Material provided:

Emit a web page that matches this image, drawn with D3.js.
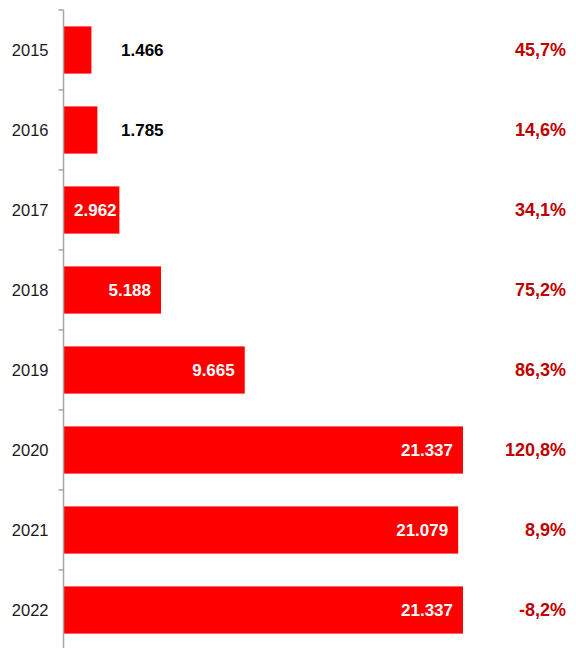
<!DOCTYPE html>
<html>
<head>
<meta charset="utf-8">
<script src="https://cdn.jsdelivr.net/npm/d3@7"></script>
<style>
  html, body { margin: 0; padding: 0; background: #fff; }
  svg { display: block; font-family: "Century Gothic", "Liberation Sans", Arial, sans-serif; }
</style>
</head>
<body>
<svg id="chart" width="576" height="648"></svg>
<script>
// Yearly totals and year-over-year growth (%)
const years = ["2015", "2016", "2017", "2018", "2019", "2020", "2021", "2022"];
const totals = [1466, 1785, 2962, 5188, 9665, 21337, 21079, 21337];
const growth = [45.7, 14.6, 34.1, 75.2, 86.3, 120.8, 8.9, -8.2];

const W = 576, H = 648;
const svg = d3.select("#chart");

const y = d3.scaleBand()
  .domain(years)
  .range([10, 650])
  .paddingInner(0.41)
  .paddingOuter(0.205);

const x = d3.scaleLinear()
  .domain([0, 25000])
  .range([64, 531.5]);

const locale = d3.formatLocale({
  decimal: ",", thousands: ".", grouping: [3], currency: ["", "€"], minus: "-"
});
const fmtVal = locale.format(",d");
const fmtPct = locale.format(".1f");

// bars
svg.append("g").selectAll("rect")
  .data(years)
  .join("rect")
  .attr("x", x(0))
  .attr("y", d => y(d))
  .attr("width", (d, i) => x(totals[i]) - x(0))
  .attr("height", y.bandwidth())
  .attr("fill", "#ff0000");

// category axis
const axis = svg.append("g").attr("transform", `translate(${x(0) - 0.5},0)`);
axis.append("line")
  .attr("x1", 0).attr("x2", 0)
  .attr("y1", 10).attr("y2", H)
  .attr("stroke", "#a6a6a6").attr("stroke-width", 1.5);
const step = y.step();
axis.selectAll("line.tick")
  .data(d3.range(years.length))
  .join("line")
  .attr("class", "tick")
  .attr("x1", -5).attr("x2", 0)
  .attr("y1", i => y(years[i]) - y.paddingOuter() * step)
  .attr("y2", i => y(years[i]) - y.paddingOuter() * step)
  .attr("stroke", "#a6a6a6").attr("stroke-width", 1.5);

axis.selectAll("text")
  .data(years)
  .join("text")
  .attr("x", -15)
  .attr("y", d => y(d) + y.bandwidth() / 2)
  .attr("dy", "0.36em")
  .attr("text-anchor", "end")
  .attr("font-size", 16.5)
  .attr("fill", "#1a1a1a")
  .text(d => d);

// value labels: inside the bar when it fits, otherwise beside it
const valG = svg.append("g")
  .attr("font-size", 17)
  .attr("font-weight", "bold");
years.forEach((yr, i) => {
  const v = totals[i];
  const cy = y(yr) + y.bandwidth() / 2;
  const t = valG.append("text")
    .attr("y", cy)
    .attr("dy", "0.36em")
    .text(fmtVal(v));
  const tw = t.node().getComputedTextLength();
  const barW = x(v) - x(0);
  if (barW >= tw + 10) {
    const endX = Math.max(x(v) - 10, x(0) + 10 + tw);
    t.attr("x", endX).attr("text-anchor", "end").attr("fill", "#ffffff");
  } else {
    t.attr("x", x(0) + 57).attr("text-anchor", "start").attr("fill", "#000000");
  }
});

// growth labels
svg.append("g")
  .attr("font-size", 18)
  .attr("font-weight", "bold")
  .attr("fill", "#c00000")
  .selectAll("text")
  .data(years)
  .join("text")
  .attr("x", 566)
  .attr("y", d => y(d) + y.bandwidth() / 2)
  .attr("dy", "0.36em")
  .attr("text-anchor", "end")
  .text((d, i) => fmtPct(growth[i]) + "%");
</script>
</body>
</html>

Your goal: The data should be printed again unchanged; leave its pictures out.

Full output:
Emit a web page that matches this image, drawn with D3.js.
<!DOCTYPE html>
<html>
<head>
<meta charset="utf-8">
<script src="https://cdn.jsdelivr.net/npm/d3@7"></script>
<style>
  html, body { margin: 0; padding: 0; background: #fff; }
  svg { display: block; font-family: "Century Gothic", "Liberation Sans", Arial, sans-serif; }
</style>
</head>
<body>
<svg id="chart" width="576" height="648"></svg>
<script>
// Yearly totals and year-over-year growth (%)
const years = ["2015", "2016", "2017", "2018", "2019", "2020", "2021", "2022"];
const totals = [1466, 1785, 2962, 5188, 9665, 21337, 21079, 21337];
const growth = [45.7, 14.6, 34.1, 75.2, 86.3, 120.8, 8.9, -8.2];

const W = 576, H = 648;
const svg = d3.select("#chart");

const y = d3.scaleBand()
  .domain(years)
  .range([10, 650])
  .paddingInner(0.41)
  .paddingOuter(0.205);

const x = d3.scaleLinear()
  .domain([0, 25000])
  .range([64, 531.5]);

const locale = d3.formatLocale({
  decimal: ",", thousands: ".", grouping: [3], currency: ["", "€"], minus: "-"
});
const fmtVal = locale.format(",d");
const fmtPct = locale.format(".1f");

// bars
svg.append("g").selectAll("rect")
  .data(years)
  .join("rect")
  .attr("x", x(0))
  .attr("y", d => y(d))
  .attr("width", (d, i) => x(totals[i]) - x(0))
  .attr("height", y.bandwidth())
  .attr("fill", "#ff0000");

// category axis
const axis = svg.append("g").attr("transform", `translate(${x(0) - 0.5},0)`);
axis.append("line")
  .attr("x1", 0).attr("x2", 0)
  .attr("y1", 10).attr("y2", H)
  .attr("stroke", "#a6a6a6").attr("stroke-width", 1.5);
const step = y.step();
axis.selectAll("line.tick")
  .data(d3.range(years.length))
  .join("line")
  .attr("class", "tick")
  .attr("x1", -5).attr("x2", 0)
  .attr("y1", i => y(years[i]) - y.paddingOuter() * step)
  .attr("y2", i => y(years[i]) - y.paddingOuter() * step)
  .attr("stroke", "#a6a6a6").attr("stroke-width", 1.5);

axis.selectAll("text")
  .data(years)
  .join("text")
  .attr("x", -15)
  .attr("y", d => y(d) + y.bandwidth() / 2)
  .attr("dy", "0.36em")
  .attr("text-anchor", "end")
  .attr("font-size", 16.5)
  .attr("fill", "#1a1a1a")
  .text(d => d);

// value labels: inside the bar when it fits, otherwise beside it
const valG = svg.append("g")
  .attr("font-size", 17)
  .attr("font-weight", "bold");
years.forEach((yr, i) => {
  const v = totals[i];
  const cy = y(yr) + y.bandwidth() / 2;
  const t = valG.append("text")
    .attr("y", cy)
    .attr("dy", "0.36em")
    .text(fmtVal(v));
  const tw = t.node().getComputedTextLength();
  const barW = x(v) - x(0);
  if (barW >= tw + 10) {
    const endX = Math.max(x(v) - 10, x(0) + 10 + tw);
    t.attr("x", endX).attr("text-anchor", "end").attr("fill", "#ffffff");
  } else {
    t.attr("x", x(0) + 57).attr("text-anchor", "start").attr("fill", "#000000");
  }
});

// growth labels
svg.append("g")
  .attr("font-size", 18)
  .attr("font-weight", "bold")
  .attr("fill", "#c00000")
  .selectAll("text")
  .data(years)
  .join("text")
  .attr("x", 566)
  .attr("y", d => y(d) + y.bandwidth() / 2)
  .attr("dy", "0.36em")
  .attr("text-anchor", "end")
  .text((d, i) => fmtPct(growth[i]) + "%");
</script>
</body>
</html>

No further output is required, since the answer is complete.